Shouting match at PSJA meeting deepens board divide

A shouting match between a PSJA ISD board trustee and the board’s president during the executive session portion of Wednesday’s meeting has heightened tensions on the already bitterly divided body, with serious allegations being made by both members.

Both Board President Ricardo Pedraza and Trustee Carlos Villegas told The Monitor that they got into a heated discussion behind closed doors while having a conversation on the qualifications of a person the district recently filled a position with.

They also agree that Pedraza made a comment about two of Villegas’ sons, who are district employees.

From there the stories differ.

Pedraza says he was upset over Villegas questioning the qualifications of that employee, claiming that Villegas was inappropriately talking to the district’s human resources department about the employee.

Villegas, Pedraza claims, has repeatedly ignored board policies regarding human resources decisions at the district. Pedraza told The Monitor he feels that Villegas’ actions in that regard constitute an abuse of power and that he’d support some sort of censure over it, though he doesn’t know that a censure would secure enough board support.

“‘You know what, this is the last time that I want to hear that you’re trying to investigate or trying to get information on employees,’” Pedraza says he told Villegas at the meeting. “Trying to mess with their employment and stuff like that. Because this is not the first time.”
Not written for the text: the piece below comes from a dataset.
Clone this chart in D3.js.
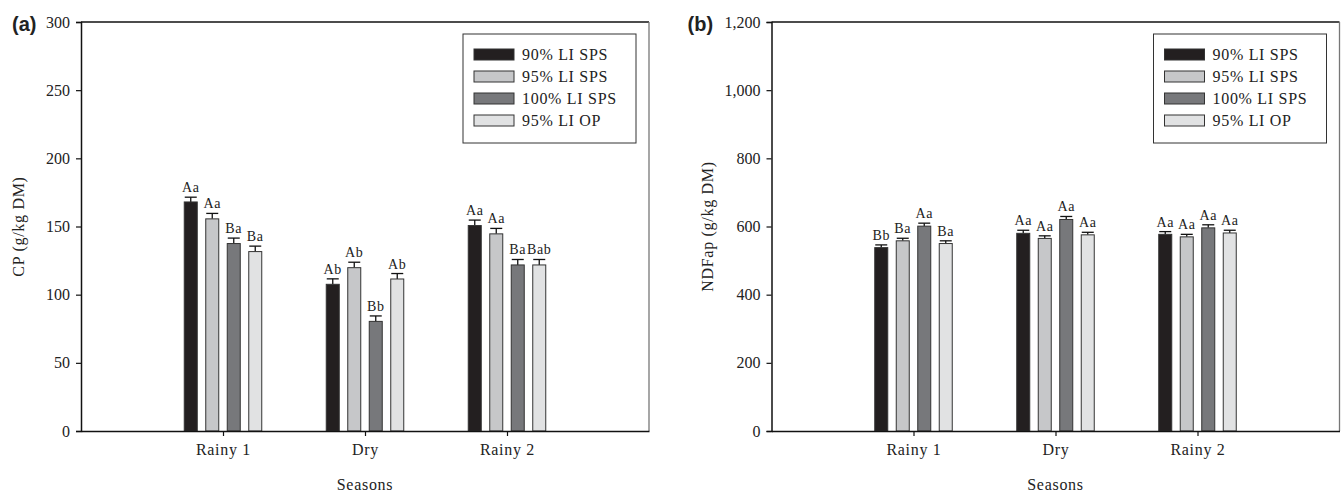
<!DOCTYPE html>
<html lang="en">
<head>
<meta charset="UTF-8">
<title>CP and NDFap by season</title>
<style>
  body { margin: 0; background: #fff; }
  svg { display: block; font-family: "Liberation Serif", "DejaVu Serif", serif; }
</style>
<script src="https://cdn.jsdelivr.net/npm/d3@7"></script>
</head>
<body>
<div id="graphic"></div>
<script>
// seasons on the x axis
var seasons = ['Rainy 1', 'Dry', 'Rainy 2'];
var treatments = ['90% LI SPS', '95% LI SPS', '100% LI SPS', '95% LI OP'];
var colors = ['#231f20', '#c6c7c9', '#77787b', '#e1e2e3'];

// panel (a) CP, one row per treatment, values per season
var cpMeans = [[168, 107.6, 150.7], [155.6, 119.8, 144.6], [137.5, 80.4, 121.8], [131.6, 111.5, 121.8]];
var cpErr = [[3.5, 4, 4], [4, 4, 4], [4, 4, 4], [4, 4, 4]];
var cpLetters = [['Aa', 'Ab', 'Aa'], ['Aa', 'Ab', 'Aa'], ['Ba', 'Bb', 'Ba'], ['Ba', 'Ab', 'Bab']];
var cpTicks = [0, 50, 100, 150, 200, 250, 300];

// panel (b) NDFap
var ndfMeans = [[538, 580, 577], [558, 565, 569.6], [601, 620.6, 596], [550, 575.5, 581]];
var ndfErr = [[8, 9, 8], [7.5, 7.6, 7.4], [8.8, 8.8, 9], [8, 7.5, 8]];
var ndfLetters = [['Bb', 'Aa', 'Aa'], ['Ba', 'Aa', 'Aa'], ['Aa', 'Aa', 'Aa'], ['Ba', 'Aa', 'Aa']];
var ndfTicks = [0, 200, 400, 600, 800, 1000, 1200];

var width = 1341, height = 493;
var svg = d3.select('#graphic').append('svg')
    .attr('width', width).attr('height', height);

var fs = 16;   // main text size
var ls = 0.7;  // letter spacing, the original type is set a bit loose

function drawPanel(opts) {
    var left = opts.left, top = 22, w = 568, h = 409;
    var g = svg.append('g').attr('transform', 'translate(' + left + ',' + top + ')');

    var x = d3.scalePoint().domain(seasons).range([0, w]).padding(1);
    var y = d3.scaleLinear().domain([0, opts.max]).range([h, 0]);
    var offset = d3.scaleBand().domain(d3.range(4)).range([-43, 43]);
    var barW = 13;

    // frame: top black, right grey
    g.append('line').attr('x1', 0).attr('x2', w).attr('y1', 0).attr('y2', 0)
        .attr('stroke', '#111').attr('stroke-width', 1.3);
    g.append('line').attr('x1', w).attr('x2', w).attr('y1', 0).attr('y2', h)
        .attr('stroke', '#777').attr('stroke-width', 1.3);

    var rows = [];
    treatments.forEach(function (t, i) {
        seasons.forEach(function (s, j) {
            rows.push({ t: i, s: s, v: opts.means[i][j], e: opts.err[i][j], lab: opts.letters[i][j] });
        });
    });

    function cx(d) { return x(d.s) + offset(d.t) + offset.bandwidth() / 2; }

    // error bars (upper only)
    var eb = g.selectAll('.eb').data(rows).join('g').attr('class', 'eb');
    eb.append('line')
        .attr('x1', cx).attr('x2', cx)
        .attr('y1', function (d) { return y(d.v); })
        .attr('y2', function (d) { return y(d.v + d.e); })
        .attr('stroke', '#111').attr('stroke-width', 1.3);
    eb.append('line')
        .attr('x1', function (d) { return cx(d) - 6; })
        .attr('x2', function (d) { return cx(d) + 6; })
        .attr('y1', function (d) { return y(d.v + d.e); })
        .attr('y2', function (d) { return y(d.v + d.e); })
        .attr('stroke', '#111').attr('stroke-width', 1.3);

    g.selectAll('.bar').data(rows).join('rect').attr('class', 'bar')
        .attr('x', function (d) { return cx(d) - barW / 2; })
        .attr('y', function (d) { return y(d.v); })
        .attr('width', barW)
        .attr('height', function (d) { return h - y(d.v); })
        .attr('fill', function (d) { return colors[d.t]; })
        .attr('stroke', '#333').attr('stroke-width', 1);

    g.selectAll('.lab').data(rows).join('text').attr('class', 'lab')
        .attr('x', cx)
        .attr('y', function (d) { return y(d.v + d.e) - 5; })
        .attr('text-anchor', 'middle')
        .attr('font-size', 14).attr('letter-spacing', 0.6)
        .attr('fill', '#222')
        .text(function (d) { return d.lab; });

    // axes
    var yAxis = g.append('g')
        .call(d3.axisLeft(y).tickValues(opts.ticks).tickSize(5).tickPadding(6)
            .tickFormat(d3.format(',')));
    yAxis.select('.domain').attr('stroke', '#111').attr('stroke-width', 1.5);
    yAxis.selectAll('.tick line').attr('stroke', '#111').attr('stroke-width', 1.2);
    yAxis.selectAll('text').attr('font-size', fs).attr('fill', '#222')
        .attr('font-family', '"Liberation Serif", serif');

    var xAxis = g.append('g').attr('transform', 'translate(0,' + h + ')')
        .call(d3.axisBottom(x).tickSize(5).tickPadding(8).tickSizeOuter(0));
    xAxis.select('.domain').attr('stroke', '#111').attr('stroke-width', 1.5);
    xAxis.selectAll('.tick line').attr('stroke', '#111').attr('stroke-width', 1.2);
    xAxis.selectAll('text').attr('font-size', fs).attr('fill', '#222')
        .attr('letter-spacing', ls)
        .attr('font-family', '"Liberation Serif", serif');

    g.append('text').attr('x', w / 2).attr('y', h + 59)
        .attr('text-anchor', 'middle').attr('font-size', fs).attr('fill', '#222')
        .attr('letter-spacing', ls)
        .text('Seasons');

    g.append('text')
        .attr('transform', 'translate(' + opts.titleX + ',' + (h / 2) + ') rotate(-90)')
        .attr('text-anchor', 'middle').attr('font-size', fs).attr('fill', '#222')
        .attr('letter-spacing', ls)
        .text(opts.title);

    g.append('text').attr('x', opts.tagX).attr('y', 9)
        .attr('font-family', '"Liberation Sans", Arial, sans-serif')
        .attr('font-weight', 'bold').attr('font-size', 20).attr('fill', '#222')
        .text(opts.tag);

    // legend
    var lg = g.append('g').attr('transform', 'translate(382,12)');
    lg.append('rect').attr('width', 173).attr('height', 109)
        .attr('fill', '#fff').attr('stroke', '#333').attr('stroke-width', 1);
    var items = lg.selectAll('.item').data(treatments).join('g').attr('class', 'item')
        .attr('transform', function (d, i) { return 'translate(11,' + (15 + i * 22) + ')'; });
    items.append('rect').attr('width', 40).attr('height', 11)
        .attr('fill', function (d, i) { return colors[i]; })
        .attr('stroke', '#333').attr('stroke-width', 1);
    items.append('text').attr('x', 48).attr('y', 11)
        .attr('font-size', fs).attr('fill', '#222').attr('letter-spacing', ls)
        .text(function (d) { return d; });
}

drawPanel({ left: 81, max: 300, ticks: cpTicks, means: cpMeans, err: cpErr, letters: cpLetters,
    title: 'CP (g/kg DM)', titleX: -57, tag: '(a)', tagX: -69 });
drawPanel({ left: 771.5, max: 1200, ticks: ndfTicks, means: ndfMeans, err: ndfErr, letters: ndfLetters,
    title: 'NDFap (g/kg DM)', titleX: -59, tag: '(b)', tagX: -84 });
</script>
</body>
</html>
Villegas defended questioning the qualifications of the hire, a hire he says he believes was politically motivated. He said he did not violate policy regarding the hire and scoffed at the claim that he is in the habit of doing so.

“I’m one of the board members that is least contacting the personnel that is under the jurisdiction of the superintendent,” he said.

Pedraza says the hire was not politically motivated.

Nonetheless, the conversation sparked a heated exchange between the two men.

According to Villegas, Pedraza “went berserk” during the conversation, rising to his feet and starting to move around the table in Villegas’ direction until others in the room interceded.

“He’s shouting. He’s enraged. He was hostile,” Villegas said.

Pedraza said he did not move toward Villegas and that insinuations that anything physical may have occurred are absurd.

“We just had an argument,” he said. “There was no — physically, I’m not going to attack him, an older man. Like I told you, words can be said, we can say words, and we can say that — but I would never get physical with him. I’m not gonna lose everything I have for somebody that’s not even worth it.”

Villegas, for his part, was already on his feet when the argument began. He and board ally Trustee Cynthia Gutierrez have been standing through meetings for almost a year now, a sort of protest that Gutierrez initiated last fall when she complained about a comment made by Trustee Jorge Zambrano that she characterized as sexist and racist.

“They stand up just so they can talk down to us. That’s their strategy,” Pedraza told The Monitor.

Villegas admitted that he was shouting as well Wednesday, saying the argument reached a boiling point because of Pedraza making a comment on Villegas’ two sons who are district employees.

Pedraza remembers that comment being something along the lines of “You need to stop worrying about employees and you need to worry more about your sons,” and told The Monitor that Villegas’ sons “get away with a lot of stuff” in school because of their father’s position on the board, although he declined to elaborate on that claim on the record.

His sons, Villegas said, receive no preferential treatment and he has no idea what Pedraza is talking about.

“There’s never been any issue with either one of them,” he said. “So for him to say this, I don’t know where he’s coming from.”

Villegas remembers Pedraza telling him he better “watch out for” his sons and that “we’ve got our eyes on them,” a comment Villegas interpreted to be a threat of some sort or professional retaliation.

After the meeting Wednesday, Villegas told The Monitor that he filed a report with the San Juan Police Department regarding that comment.

Multiple attempts to reach the San Juan Police Chief for comment were unsuccessful. Patricia Martinez, an administrative secretary at the department, said the department’s officers “don’t do internal affairs investigations for other agencies” but did not respond to requests for an elaboration on that statement.

Pedraza told The Monitor that he heard about Villegas filing a report and contacted San Juan police to give his own version of events. He says the department referred him to the PSJA ISD Police Department.

A spokesperson said Friday that the district’s police have not received any official reports or complaints regarding the meeting.

Tensions have been particularly high at the district in the wake of the controversial reassignment of PSJA Early College High School Principal Alejandro Elias to a central administrative post last month.

Elias sued the district and says the reassignment was politically motivated, a claim the district denies.

To top it all off, the seats held by Pedraza and Villegas are both up for election in November.

Both men say they’ll be running for reelection.